─── Given records ───

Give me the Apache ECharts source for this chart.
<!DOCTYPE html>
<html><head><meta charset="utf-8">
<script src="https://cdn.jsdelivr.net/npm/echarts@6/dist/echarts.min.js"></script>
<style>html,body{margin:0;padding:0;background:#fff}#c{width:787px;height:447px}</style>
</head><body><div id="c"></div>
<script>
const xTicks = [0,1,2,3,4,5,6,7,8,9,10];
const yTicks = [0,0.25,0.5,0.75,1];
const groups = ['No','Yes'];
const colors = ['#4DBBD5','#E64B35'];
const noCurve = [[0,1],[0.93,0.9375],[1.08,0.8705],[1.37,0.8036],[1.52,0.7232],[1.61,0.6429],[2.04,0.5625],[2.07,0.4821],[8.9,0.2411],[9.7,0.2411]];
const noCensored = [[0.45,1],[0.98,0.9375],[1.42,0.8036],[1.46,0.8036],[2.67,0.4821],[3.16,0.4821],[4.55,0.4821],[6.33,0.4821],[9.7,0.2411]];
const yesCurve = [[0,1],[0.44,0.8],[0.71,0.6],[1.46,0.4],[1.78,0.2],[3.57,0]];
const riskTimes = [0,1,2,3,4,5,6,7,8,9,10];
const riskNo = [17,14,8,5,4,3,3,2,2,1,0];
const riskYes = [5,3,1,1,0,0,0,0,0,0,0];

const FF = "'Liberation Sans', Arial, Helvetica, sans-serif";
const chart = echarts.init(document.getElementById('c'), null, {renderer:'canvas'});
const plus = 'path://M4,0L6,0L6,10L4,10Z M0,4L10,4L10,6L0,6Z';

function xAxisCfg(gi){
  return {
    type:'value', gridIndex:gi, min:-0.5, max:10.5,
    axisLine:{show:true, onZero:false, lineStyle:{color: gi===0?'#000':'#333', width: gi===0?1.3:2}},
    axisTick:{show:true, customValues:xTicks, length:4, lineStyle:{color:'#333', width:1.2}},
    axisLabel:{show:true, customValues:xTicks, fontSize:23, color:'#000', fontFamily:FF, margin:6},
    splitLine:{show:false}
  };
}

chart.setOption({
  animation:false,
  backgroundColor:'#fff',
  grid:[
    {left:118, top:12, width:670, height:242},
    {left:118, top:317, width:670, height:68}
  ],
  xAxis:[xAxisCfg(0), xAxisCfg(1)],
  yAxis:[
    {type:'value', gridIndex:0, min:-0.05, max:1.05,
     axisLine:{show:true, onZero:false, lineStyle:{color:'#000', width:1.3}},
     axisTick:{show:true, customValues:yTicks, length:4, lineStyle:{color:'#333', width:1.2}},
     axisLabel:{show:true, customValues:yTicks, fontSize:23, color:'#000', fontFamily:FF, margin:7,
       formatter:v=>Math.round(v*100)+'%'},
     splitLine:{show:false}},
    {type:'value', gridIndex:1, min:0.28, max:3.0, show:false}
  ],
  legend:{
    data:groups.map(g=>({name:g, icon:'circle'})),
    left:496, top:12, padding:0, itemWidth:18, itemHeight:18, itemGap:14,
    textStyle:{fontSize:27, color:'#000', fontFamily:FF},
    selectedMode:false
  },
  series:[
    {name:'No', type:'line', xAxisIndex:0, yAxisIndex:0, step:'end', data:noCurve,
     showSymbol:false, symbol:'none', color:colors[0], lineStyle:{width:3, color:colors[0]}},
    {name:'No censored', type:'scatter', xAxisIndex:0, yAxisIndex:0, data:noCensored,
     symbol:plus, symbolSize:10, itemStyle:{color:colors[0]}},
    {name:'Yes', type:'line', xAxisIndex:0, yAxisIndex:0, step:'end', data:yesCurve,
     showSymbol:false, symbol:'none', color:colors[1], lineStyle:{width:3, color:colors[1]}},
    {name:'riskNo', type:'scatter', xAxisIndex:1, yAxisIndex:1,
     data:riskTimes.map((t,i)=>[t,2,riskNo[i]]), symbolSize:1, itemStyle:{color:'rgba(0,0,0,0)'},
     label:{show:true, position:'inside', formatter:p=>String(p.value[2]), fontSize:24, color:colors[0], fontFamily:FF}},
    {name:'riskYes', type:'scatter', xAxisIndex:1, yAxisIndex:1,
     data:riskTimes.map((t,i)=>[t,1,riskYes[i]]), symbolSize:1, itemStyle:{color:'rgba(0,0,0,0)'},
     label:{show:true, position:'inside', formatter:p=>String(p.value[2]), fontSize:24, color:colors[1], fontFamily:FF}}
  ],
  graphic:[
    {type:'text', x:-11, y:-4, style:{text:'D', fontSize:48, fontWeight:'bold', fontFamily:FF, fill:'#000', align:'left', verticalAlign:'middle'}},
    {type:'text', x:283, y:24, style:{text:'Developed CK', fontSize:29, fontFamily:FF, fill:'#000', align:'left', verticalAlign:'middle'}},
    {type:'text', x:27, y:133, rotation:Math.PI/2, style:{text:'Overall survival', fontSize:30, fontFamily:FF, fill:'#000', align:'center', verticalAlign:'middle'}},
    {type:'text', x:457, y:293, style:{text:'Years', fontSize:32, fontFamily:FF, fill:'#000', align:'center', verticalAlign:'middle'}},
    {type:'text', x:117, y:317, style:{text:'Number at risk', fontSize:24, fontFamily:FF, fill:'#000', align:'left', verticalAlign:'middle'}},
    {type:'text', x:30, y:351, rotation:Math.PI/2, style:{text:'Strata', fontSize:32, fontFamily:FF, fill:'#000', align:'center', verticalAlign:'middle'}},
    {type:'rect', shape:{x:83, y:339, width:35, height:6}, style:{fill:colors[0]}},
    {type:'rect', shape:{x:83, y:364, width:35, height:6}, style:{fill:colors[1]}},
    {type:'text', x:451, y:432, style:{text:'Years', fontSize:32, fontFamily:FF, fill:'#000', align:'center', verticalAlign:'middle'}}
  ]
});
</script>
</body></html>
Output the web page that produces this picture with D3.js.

───

* _Problem statement_:
The lines above should be duplicated exactly.

* _Correct result_:
Give me the Apache ECharts source for this chart.
<!DOCTYPE html>
<html><head><meta charset="utf-8">
<script src="https://cdn.jsdelivr.net/npm/echarts@6/dist/echarts.min.js"></script>
<style>html,body{margin:0;padding:0;background:#fff}#c{width:787px;height:447px}</style>
</head><body><div id="c"></div>
<script>
const xTicks = [0,1,2,3,4,5,6,7,8,9,10];
const yTicks = [0,0.25,0.5,0.75,1];
const groups = ['No','Yes'];
const colors = ['#4DBBD5','#E64B35'];
const noCurve = [[0,1],[0.93,0.9375],[1.08,0.8705],[1.37,0.8036],[1.52,0.7232],[1.61,0.6429],[2.04,0.5625],[2.07,0.4821],[8.9,0.2411],[9.7,0.2411]];
const noCensored = [[0.45,1],[0.98,0.9375],[1.42,0.8036],[1.46,0.8036],[2.67,0.4821],[3.16,0.4821],[4.55,0.4821],[6.33,0.4821],[9.7,0.2411]];
const yesCurve = [[0,1],[0.44,0.8],[0.71,0.6],[1.46,0.4],[1.78,0.2],[3.57,0]];
const riskTimes = [0,1,2,3,4,5,6,7,8,9,10];
const riskNo = [17,14,8,5,4,3,3,2,2,1,0];
const riskYes = [5,3,1,1,0,0,0,0,0,0,0];

const FF = "'Liberation Sans', Arial, Helvetica, sans-serif";
const chart = echarts.init(document.getElementById('c'), null, {renderer:'canvas'});
const plus = 'path://M4,0L6,0L6,10L4,10Z M0,4L10,4L10,6L0,6Z';

function xAxisCfg(gi){
  return {
    type:'value', gridIndex:gi, min:-0.5, max:10.5,
    axisLine:{show:true, onZero:false, lineStyle:{color: gi===0?'#000':'#333', width: gi===0?1.3:2}},
    axisTick:{show:true, customValues:xTicks, length:4, lineStyle:{color:'#333', width:1.2}},
    axisLabel:{show:true, customValues:xTicks, fontSize:23, color:'#000', fontFamily:FF, margin:6},
    splitLine:{show:false}
  };
}

chart.setOption({
  animation:false,
  backgroundColor:'#fff',
  grid:[
    {left:118, top:12, width:670, height:242},
    {left:118, top:317, width:670, height:68}
  ],
  xAxis:[xAxisCfg(0), xAxisCfg(1)],
  yAxis:[
    {type:'value', gridIndex:0, min:-0.05, max:1.05,
     axisLine:{show:true, onZero:false, lineStyle:{color:'#000', width:1.3}},
     axisTick:{show:true, customValues:yTicks, length:4, lineStyle:{color:'#333', width:1.2}},
     axisLabel:{show:true, customValues:yTicks, fontSize:23, color:'#000', fontFamily:FF, margin:7,
       formatter:v=>Math.round(v*100)+'%'},
     splitLine:{show:false}},
    {type:'value', gridIndex:1, min:0.28, max:3.0, show:false}
  ],
  legend:{
    data:groups.map(g=>({name:g, icon:'circle'})),
    left:496, top:12, padding:0, itemWidth:18, itemHeight:18, itemGap:14,
    textStyle:{fontSize:27, color:'#000', fontFamily:FF},
    selectedMode:false
  },
  series:[
    {name:'No', type:'line', xAxisIndex:0, yAxisIndex:0, step:'end', data:noCurve,
     showSymbol:false, symbol:'none', color:colors[0], lineStyle:{width:3, color:colors[0]}},
    {name:'No censored', type:'scatter', xAxisIndex:0, yAxisIndex:0, data:noCensored,
     symbol:plus, symbolSize:10, itemStyle:{color:colors[0]}},
    {name:'Yes', type:'line', xAxisIndex:0, yAxisIndex:0, step:'end', data:yesCurve,
     showSymbol:false, symbol:'none', color:colors[1], lineStyle:{width:3, color:colors[1]}},
    {name:'riskNo', type:'scatter', xAxisIndex:1, yAxisIndex:1,
     data:riskTimes.map((t,i)=>[t,2,riskNo[i]]), symbolSize:1, itemStyle:{color:'rgba(0,0,0,0)'},
     label:{show:true, position:'inside', formatter:p=>String(p.value[2]), fontSize:24, color:colors[0], fontFamily:FF}},
    {name:'riskYes', type:'scatter', xAxisIndex:1, yAxisIndex:1,
     data:riskTimes.map((t,i)=>[t,1,riskYes[i]]), symbolSize:1, itemStyle:{color:'rgba(0,0,0,0)'},
     label:{show:true, position:'inside', formatter:p=>String(p.value[2]), fontSize:24, color:colors[1], fontFamily:FF}}
  ],
  graphic:[
    {type:'text', x:-11, y:-4, style:{text:'D', fontSize:48, fontWeight:'bold', fontFamily:FF, fill:'#000', align:'left', verticalAlign:'middle'}},
    {type:'text', x:283, y:24, style:{text:'Developed CK', fontSize:29, fontFamily:FF, fill:'#000', align:'left', verticalAlign:'middle'}},
    {type:'text', x:27, y:133, rotation:Math.PI/2, style:{text:'Overall survival', fontSize:30, fontFamily:FF, fill:'#000', align:'center', verticalAlign:'middle'}},
    {type:'text', x:457, y:293, style:{text:'Years', fontSize:32, fontFamily:FF, fill:'#000', align:'center', verticalAlign:'middle'}},
    {type:'text', x:117, y:317, style:{text:'Number at risk', fontSize:24, fontFamily:FF, fill:'#000', align:'left', verticalAlign:'middle'}},
    {type:'text', x:30, y:351, rotation:Math.PI/2, style:{text:'Strata', fontSize:32, fontFamily:FF, fill:'#000', align:'center', verticalAlign:'middle'}},
    {type:'rect', shape:{x:83, y:339, width:35, height:6}, style:{fill:colors[0]}},
    {type:'rect', shape:{x:83, y:364, width:35, height:6}, style:{fill:colors[1]}},
    {type:'text', x:451, y:432, style:{text:'Years', fontSize:32, fontFamily:FF, fill:'#000', align:'center', verticalAlign:'middle'}}
  ]
});
</script>
</body></html>
Output the web page that produces this picture with D3.js.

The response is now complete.